On The Fast Track To Digital
A long-time medium format shooter, Arrasmith responded to client requests to shoot digital back in ’96. Since his standard Hasselblad V-system cameras accepted digital backs, he opted for an 8-megapixel Imacon for starters. Eventually he moved on to the Hasselblad H series and a 16-megapixel digital back, renting higher-res backs when needed.

His untiring quest to find the best camera for the job led Arrasmith to test numerous models, and that soon resulted in his purchase of first a Nikon D300 to shoot elements and then a D3X. But with his Nikons, he soon realized he no longer needed the pricier medium format systems.
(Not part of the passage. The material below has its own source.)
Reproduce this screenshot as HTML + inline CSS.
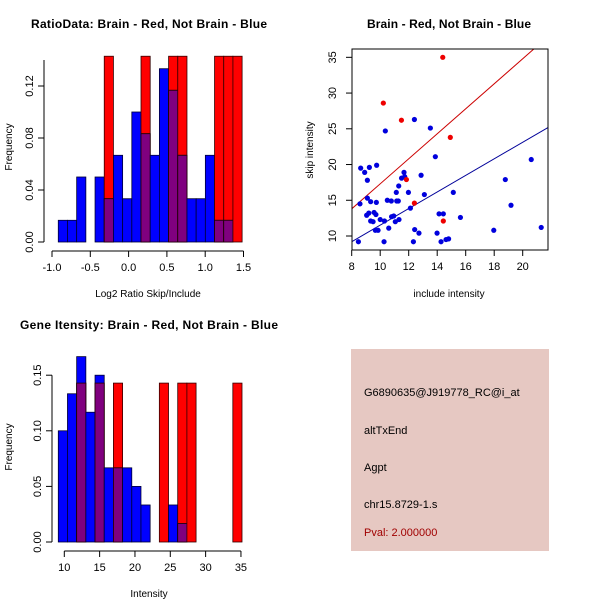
<!DOCTYPE html>
<html><head><meta charset="utf-8"><style>
html,body{margin:0;padding:0;background:#fff;}
svg{display:block;font-family:"Liberation Sans",sans-serif;}
</style></head><body>
<svg id="s" width="600" height="600" viewBox="0 0 600 600">
<rect x="0" y="0" width="600" height="600" fill="#fff"/>
<g id="p1"></g>
<g id="p2"></g>
<g id="p3"></g>
<g>
<rect x="351" y="349" width="198" height="202" fill="#e6c8c2"/>
<text x="364" y="396" font-size="11">G6890635@J919778_RC@i_at</text>
<text x="364" y="434" font-size="11">altTxEnd</text>
<text x="364" y="471" font-size="11">Agpt</text>
<text x="364" y="508" font-size="11">chr15.8729-1.s</text>
<text x="364" y="536" font-size="11" fill="#a00000">Pval: 2.000000</text>
</g>
</svg>
<script>
// ---- Chart 1 data ----
const h1Start = -0.918;
const h1Width = 0.12;
const h1Blue = [0.0167,0.0167,0.05,0,0.05,0.0333,0.0667,0.0333,0.1,0.0833,0.0667,0.1333,0.1167,0.0667,0.0333,0.0333,0.0667,0.0167,0.0167,0];
const h1Red  = [0,0,0,0,0,0.1429,0,0,0,0.1429,0,0,0.1429,0.1429,0,0,0,0.1429,0.1429,0.1429];
const h1XTicks = [-1.0,-0.5,0.0,0.5,1.0,1.5];
const h1YTicks = [0.00,0.04,0.08,0.12];
// ---- Chart 2 data ----
const scBlueX = [8.58,8.47,8.63,8.91,9.1,9.24,9.75,9.73,9.1,9.33,9.05,9.2,9.33,9.5,9.57,9.7,9.66,9.85,10.0,10.3,10.27,10.36,10.5,10.6,10.78,10.8,10.95,11.06,11.13,11.16,11.27,11.3,11.32,11.5,11.67,11.72,11.98,12.12,12.33,12.4,12.42,12.72,12.87,13.1,13.52,13.87,13.99,14.13,14.27,14.43,14.62,14.8,15.13,15.63,17.97,18.78,19.18,20.6,21.3];
const scBlueY = [14.5,9.2,19.5,18.9,17.8,19.6,19.9,14.7,15.3,14.8,12.9,13.2,12.1,12.0,13.3,13.0,10.8,10.8,12.3,12.1,9.2,24.7,15.0,11.1,14.9,12.7,12.8,12.0,16.1,14.9,14.9,17.0,12.3,18.1,18.9,18.3,16.1,13.9,9.2,26.3,10.9,10.4,18.5,15.8,25.1,21.1,10.4,13.1,9.2,13.1,9.5,9.6,16.1,12.6,10.8,17.9,14.3,20.7,11.2];
const scRedX = [14.39,10.22,11.49,14.92,11.84,12.4,14.43];
const scRedY = [35.0,28.6,26.2,23.8,17.9,14.6,12.1];
const fitRed = [13.8,1.75];   // intercept at x=8, slope
const fitBlue = [9.2,1.16];
const scXTicks = [8,10,12,14,16,18,20];
const scYTicks = [10,15,20,25,30,35];
// ---- Chart 3 data ----
const h3Start = 9.15;
const h3Width = 1.3;
const h3Blue = [0.1,0.1333,0.1667,0.1167,0.15,0.0667,0.0667,0.0667,0.05,0.0333,0,0,0.0333,0.0167,0,0,0,0,0,0];
const h3Red  = [0,0,0.1429,0,0.1429,0,0.1429,0,0,0,0,0.1429,0,0.1429,0.1429,0,0,0,0,0.1429];
const h3XTicks = [10,15,20,25,30,35];
const h3YTicks = [0.00,0.05,0.10,0.15];

const NS="http://www.w3.org/2000/svg";
function mk(parent,tag,attrs){const e=document.createElementNS(NS,tag);for(const k in attrs)e.setAttribute(k,attrs[k]);parent.appendChild(e);return e;}
function txt(parent,x,y,s,attrs){const e=mk(parent,'text',Object.assign({x:x,y:y},attrs||{}));e.textContent=s;return e;}

function hist(g,o){
  const sx=v=>o.x0+(v-o.xmin)*o.kx, sy=v=>o.y0-v*o.ky;
  for(let i=0;i<o.blue.length;i++){
    const a=sx(o.start+i*o.width), b=sx(o.start+(i+1)*o.width);
    const bv=o.blue[i], rv=o.red[i];
    if(rv>0){const r=mk(g,'rect',{x:a,y:sy(rv),width:b-a,height:sy(0)-sy(rv),fill:'#ff0000',stroke:'#300',"stroke-width":0.8});
      
      }
    if(bv>0){const r=mk(g,'rect',{x:a,y:sy(bv),width:b-a,height:sy(0)-sy(bv),fill:'#0000ff',stroke:'#003',"stroke-width":0.8});
      
      }
    const m=Math.min(bv,rv);
    if(m>0){const r=mk(g,'rect',{x:a,y:sy(m),width:b-a,height:sy(0)-sy(m),fill:'#7f007f',stroke:'#200',"stroke-width":0.8});
      
      }
  }
  const ax=o.axisX, ay=o.axisY;
  mk(g,'line',{x1:sx(o.xt[0]),x2:sx(o.xt[o.xt.length-1]),y1:ay,y2:ay,stroke:'#000'});
  o.xt.forEach(t=>{mk(g,'line',{x1:sx(t),x2:sx(t),y1:ay,y2:ay+6,stroke:'#000'});
    const l=txt(g,sx(t),ay+20,o.xf(t),{"font-size":11,"text-anchor":"middle"});
    
    });
  mk(g,'line',{x1:ax,x2:ax,y1:sy(o.yt[0]),y2:sy(o.ytop),stroke:'#000'});
  o.yt.forEach(t=>{mk(g,'line',{x1:ax,x2:ax-6,y1:sy(t),y2:sy(t),stroke:'#000'});});
  o.yt.forEach(t=>{const l=txt(g,ax-11,sy(t),o.yf(t),{"font-size":11,"text-anchor":"middle",transform:`rotate(-90 ${ax-11} ${sy(t)})`});
    
    });
}

// Chart 1
(function(){
  const g=document.getElementById('p1');
  hist(g,{x0:52,xmin:-1,kx:76.6,y0:242,ky:1300,start:h1Start,width:h1Width,blue:h1Blue,red:h1Red,
    xt:h1XTicks,yt:h1YTicks,ytop:0.14,axisX:44,axisY:251,xf:t=>t.toFixed(1),yf:t=>t.toFixed(2)});
  const t=txt(g,149,28,'RatioData: Brain - Red, Not Brain - Blue',{"font-size":12,"font-weight":"bold","text-anchor":"middle",textLength:236});
  
  
  const xl=txt(g,148,297,'Log2 Ratio Skip/Include',{"font-size":10,"text-anchor":"middle"});
  
  
  const yl=txt(g,12,147,'Frequency',{"font-size":10,"text-anchor":"middle",transform:'rotate(-90 12 147)'});
  
  
})();

// Chart 2
(function(){
  const g=document.getElementById('p2');
  const sx=v=>351.7+(v-8)*14.25, sy=v=>236-(v-10)*7.147;
  const L=352,R=548,T=49,B=250;
  const xinv=px=>8+(px-351.7)/14.25;
  mk(g,'defs',{}).innerHTML='<clipPath id="c2"><rect x="352" y="49" width="196" height="201"/></clipPath>';
  const cg=mk(g,'g',{"clip-path":"url(#c2)"});
  [[fitRed,'#cc0000','red-fit-line'],[fitBlue,'#000099','blue-fit-line']].forEach(f=>{
    const xa=xinv(L),xb=xinv(R);
    const l=mk(cg,'line',{x1:sx(xa),y1:sy(f[0][0]+f[0][1]*(xa-8)),x2:sx(xb),y2:sy(f[0][0]+f[0][1]*(xb-8)),stroke:f[1],"stroke-width":1});
    
    
  });
  scBlueX.forEach((x,i)=>{const c=mk(cg,'circle',{cx:sx(x),cy:sy(scBlueY[i]),r:2.6,fill:'#0000dd'});
    
    });
  scRedX.forEach((x,i)=>{const c=mk(cg,'circle',{cx:sx(x),cy:sy(scRedY[i]),r:2.6,fill:'#ee0000'});
    
    });
  mk(g,'rect',{x:L,y:T,width:R-L,height:B-T,fill:'none',stroke:'#000'});
  scXTicks.forEach(t=>{mk(g,'line',{x1:sx(t),x2:sx(t),y1:B,y2:B+6,stroke:'#000'});
    const l=txt(g,sx(t),B+20,String(t),{"font-size":11,"text-anchor":"middle"});
    
    });
  scYTicks.forEach(t=>{mk(g,'line',{x1:L,x2:L-6,y1:sy(t),y2:sy(t),stroke:'#000'});
    const l=txt(g,L-16,sy(t),String(t),{"font-size":11,"text-anchor":"middle",transform:`rotate(-90 ${L-16} ${sy(t)})`});
    
    });
  const t=txt(g,449,28,'Brain - Red, Not Brain - Blue',{"font-size":12,"font-weight":"bold","text-anchor":"middle",textLength:164});
  
  
  const xl=txt(g,449,297,'include intensity',{"font-size":10,"text-anchor":"middle"});
  
  
  const yl=txt(g,313,150,'skip intensity',{"font-size":10,"text-anchor":"middle",transform:'rotate(-90 313 150)'});
  
  
})();

// Chart 3
(function(){
  const g=document.getElementById('p3');
  hist(g,{x0:64.3,xmin:10,kx:7.066,y0:542,ky:1112,start:h3Start,width:h3Width,blue:h3Blue,red:h3Red,
    xt:h3XTicks,yt:h3YTicks,ytop:0.15,axisX:52,axisY:551,xf:t=>String(t),yf:t=>t.toFixed(2)});
  const t=txt(g,149,329,'Gene Itensity: Brain - Red, Not Brain - Blue',{"font-size":12,"font-weight":"bold","text-anchor":"middle",textLength:258});
  
  
  const xl=txt(g,149,597,'Intensity',{"font-size":10,"text-anchor":"middle"});
  
  
  const yl=txt(g,12,447,'Frequency',{"font-size":10,"text-anchor":"middle",transform:'rotate(-90 12 447)'});
  
  
})();
</script>
</body></html>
He has since fully armed himself with an array of Nikkor lenses, including his favorites: a 105mm VR micro and an 85mm PC-E micro.

Arrasmith always shoots with the camera tethered to the computer, using Adobe’s Lightroom for his Raw conversions and Photoshop for retouching and compositing. Color balance is achieved with the portable Macbeth color chart.

Wedding Announcement
The couple wanted a portrait that they could use to announce their upcoming nuptials. All the animals are their own pets, which were brought into the studio, along with the furnishings from their home. There was only one lamp, which was shot separately and duplicated. The back wall, baseboard, and carpet were provided by the studio. This composite involved numerous captures. The lighting began with a Breezy to the left, above the foreground table, and a combination of umbrellas, softboxes, and even a beauty dish off to the far left at the rear. In addition to the Profotos, a Broncolor Mobil A2R head inside a medium softbox was used as fill for the dog occupying center stage.